The Reserve Bank of India (RBI) has witnessed a remarkable surge in its gold holdings, according to its annual report for the financial year (FY23). Despite a 24% drop in gold imports during the same period, the RBI’s gold reserves have increased due to the addition of 28.94 metric tonnes and the depreciation of the Indian rupee against the US dollar. This increase in value has resulted in 2.5 times higher dividends being paid to the Government of India. In this article, we delve into the details revealed in the RBI’s annual report, shedding light on its gold holdings and their impact.
RBI’s Increasing Gold Holdings:
While higher gold prices have curbed gold imports, the RBI’s annual report reveals that the central bank has augmented its bullion holdings during the previous financial year. As of March 31, 2023, the RBI held a total of 794.63 metric tonnes of gold, compared to 760.42 metric tonnes in the previous year. This signifies an additional acquisition of 34.21 metric tonnes of gold.
The annual report highlights that out of the total gold held, 301.09 metric tonnes serve as backing for currency notes, as compared to 295.82 metric tonnes in the previous year. Additionally, the RBI’s Banking Department held 493.54 metric tonnes of gold as an asset, showing growth from the previous financial year’s 464.60 metric tonnes.
Rise in Gold Value and Balance Sheet Impact:
The value of gold, including gold deposits, held by the RBI’s Banking Department witnessed a notable increase of 17.20%, amounting to ₹2,30,733.95 crore on March 31, 2023, up from ₹1,96,864.38 crore on March 31, 2022. This surge can be attributed to the addition of 28.94 metric tonnes of gold, along with the overall increase in gold prices and the depreciation of the Indian rupee against the US dollar.
Furthermore, the rise in RBI’s gold holdings and the increased value of gold have expanded its balance sheet.
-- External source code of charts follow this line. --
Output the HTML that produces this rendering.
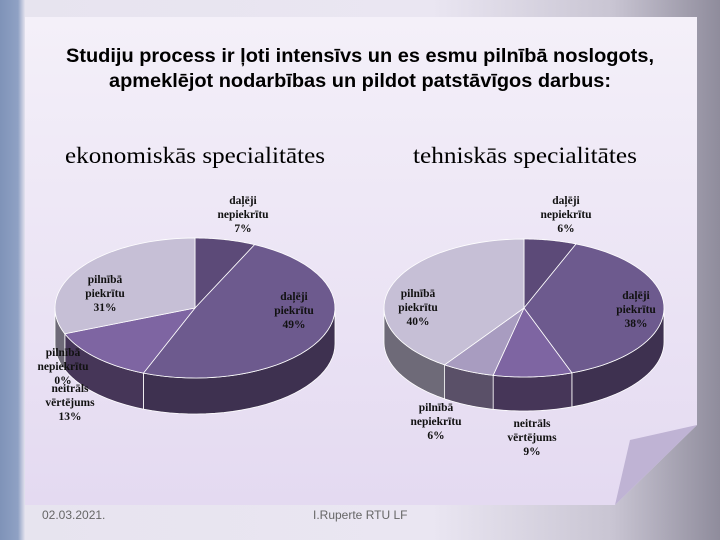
<!DOCTYPE html>
<html><head><meta charset="utf-8">
<style>
body{margin:0;width:720px;height:540px;overflow:hidden;font-family:"Liberation Sans",sans-serif;}
#bg{position:absolute;left:0;top:0;width:720px;height:540px;background:linear-gradient(90deg,#7f93b8 0,#8fa1c4 2.5%,#e7e4ef 3.5%,#eae6f2 60%,#c9c5d3 85%,#8f8c9c 100%);}
svg{position:absolute;left:0;top:0}
.t{font-family:"Liberation Sans",sans-serif;font-weight:bold;font-size:19px;fill:#000}
.s{font-family:"Liberation Serif",serif;font-size:23px;fill:#000}
.l{font-family:"Liberation Serif",serif;font-size:11.5px;font-weight:bold;fill:#111}
.f{font-family:"Liberation Sans",sans-serif;font-size:12px;fill:#666}
</style></head><body>
<div id="bg"></div>
<svg id="chart" width="720" height="540">
<defs><linearGradient id="card" x1="0" y1="0" x2="0" y2="1"><stop offset="0" stop-color="#f4f0f9"/><stop offset="1" stop-color="#e4daf1"/></linearGradient></defs>
<polygon points="25,17 697,17 697,425 615,505 25,505" fill="url(#card)"/>
<polygon points="697,425 630,440 615,505" fill="#bfb3d4"/>
<text class="t" x="360" y="62" text-anchor="middle" textLength="588" lengthAdjust="spacingAndGlyphs">Studiju process ir ļoti intensīvs un es esmu pilnībā noslogots,</text>
<text class="t" x="360" y="87" text-anchor="middle" textLength="502" lengthAdjust="spacingAndGlyphs">apmeklējot nodarbības un pildot patstāvīgos darbus:</text>
<text class="s" x="65" y="163" textLength="260" lengthAdjust="spacingAndGlyphs">ekonomiskās specialitātes</text>
<text class="s" x="413" y="163" textLength="224" lengthAdjust="spacingAndGlyphs">tehniskās specialitātes</text>
<g id="pies"></g>
<text class="f" x="42" y="519">02.03.2021.</text>
<text class="f" x="313" y="519">I.Ruperte RTU LF</text>
</svg>
<script>
const categories=["daļēji nepiekrītu","daļēji piekrītu","neitrāls vērtējums","pilnībā nepiekrītu","pilnībā piekrītu"];
const valuesEkon=[7,49,13,0,31];
const valuesTehn=[6,38,9,6,40];
const topColors=["#5c4a78","#6d5a8e","#7e65a2","#a89cc0","#c6bfd6"];
const sideColors=["#3c2f52","#3e3150","#463658","#5a5068","#6e6a78"];
const NS="http://www.w3.org/2000/svg";
const g=document.getElementById('pies');
function mk(tag,attrs){const e=document.createElementNS(NS,tag);for(const k in attrs)e.setAttribute(k,attrs[k]);return e;}
function drawPie(cx,cy,rx,ry,d,vals,labels,name){
  const tot=vals.reduce((a,b)=>a+b,0);
  const P=(a,dy)=>[cx+rx*Math.sin(a),cy-ry*Math.cos(a)+(dy||0)];
  let a0=0;const angs=[];
  vals.forEach(v=>{const a1=a0+v/tot*2*Math.PI;angs.push([a0,a1]);a0=a1;});
  angs.forEach(([s,e],i)=>{
    const lo=Math.max(s,Math.PI/2),hi=Math.min(e,3*Math.PI/2);
    if(hi<=lo)return;
    let pts=[];const n=30;
    for(let k=0;k<=n;k++)pts.push(P(lo+(hi-lo)*k/n));
    for(let k=n;k>=0;k--)pts.push(P(lo+(hi-lo)*k/n,d));
    const p=mk('polygon',{points:pts.map(q=>q.join(',')).join(' '),fill:sideColors[i],stroke:'#fff','stroke-width':0.8});
    
    
    g.appendChild(p);
  });
  angs.forEach(([s,e],i)=>{
    if(e-s<=0)return;
    let pts=[[cx,cy]];const n=40;
    for(let k=0;k<=n;k++)pts.push(P(s+(e-s)*k/n));
    const p=mk('polygon',{points:pts.map(q=>q.join(',')).join(' '),fill:topColors[i],stroke:'#fff','stroke-width':0.8});
    
    
    g.appendChild(p);
  });
  labels.forEach((L,i)=>{
    const t=mk('text',{class:'l','text-anchor':'middle'});
    
    
    L.lines.concat([vals[i]+'%']).forEach((ln,j)=>{const s=mk('tspan',{x:L.x,y:L.y+j*14});s.textContent=ln;t.appendChild(s);});
    g.appendChild(t);
  });
}
drawPie(195,308,140,70,36,valuesEkon,[
 {x:243,y:204,lines:["daļēji","nepiekrītu"]},
 {x:294,y:300,lines:["daļēji","piekrītu"]},
 {x:70,y:392,lines:["neitrāls","vērtējums"]},
 {x:63,y:356,lines:["pilnībā","nepiekrītu"]},
 {x:105,y:283,lines:["pilnībā","piekrītu"]}],'pie-ekonomiskas');
drawPie(524,308,140,69,34,valuesTehn,[
 {x:566,y:204,lines:["daļēji","nepiekrītu"]},
 {x:636,y:299,lines:["daļēji","piekrītu"]},
 {x:532,y:427,lines:["neitrāls","vērtējums"]},
 {x:436,y:411,lines:["pilnībā","nepiekrītu"]},
 {x:418,y:297,lines:["pilnībā","piekrītu"]}],'pie-tehniskas');
</script>
</body></html>
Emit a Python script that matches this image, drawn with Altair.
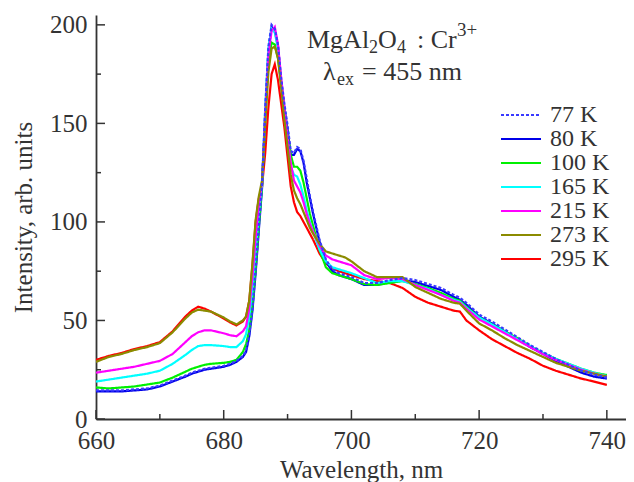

As per the annual report, the balance sheet size grew by ₹1,54,453.97 crore (+2.50%) from ₹61,90,302.27 crore in March 2022 to ₹63,44,756.24 crore on March 31, 2023. This growth on the asset side is primarily driven by an increase in foreign investments, gold, and loans and advances by 2.31%, 15.30%, and 38.33%, respectively.
Higher Dividends and Fiscal Implications:
The bumper income from foreign exchange sales and higher interest income on domestic and foreign securities holdings have enabled the RBI to pay higher dividends to the Government of India than anticipated. The RBI’s annual report reveals that the dividend paid amounted to ₹874 billion (~0.3% of GDP), surpassing the initial estimate of ₹350 billion in the FY24 budget.
Analysts attribute the surge in the RBI’s income to profits from foreign exchange sales, reflecting its active intervention in the forex market and the higher interest income generated from its holdings of domestic and foreign securities. These gains have offset losses incurred in liquidity operations.
Earlier reports had predicted that the RBI would pay dividends to the Government of India amounting to ₹95,000 crore, which is 2.5 times higher than the budget estimates. However, economists caution that despite these windfall gains, there is still a risk of the fiscal deficit exceeding 5.9% of GDP. They highlight various factors contributing to this concern, including the potential undershoot of nominal GDP growth, lower tax buoyancy, a tight budget for revenue expenditure, and ambitious capital expenditure targets.
In conclusion, the RBI’s annual report reveals a significant increase in its gold holdings, driven by additional gold acquisitions and currency depreciation. This surge in value has not only expanded the RBI’s balance sheet but has also enabled higher dividends to be paid to the Government of India. The report sheds light on the dynamics behind the RBI’s income sources and their implications for the fiscal deficit. Staying informed about these developments is crucial for understanding the financial landscape and its impact on the economy.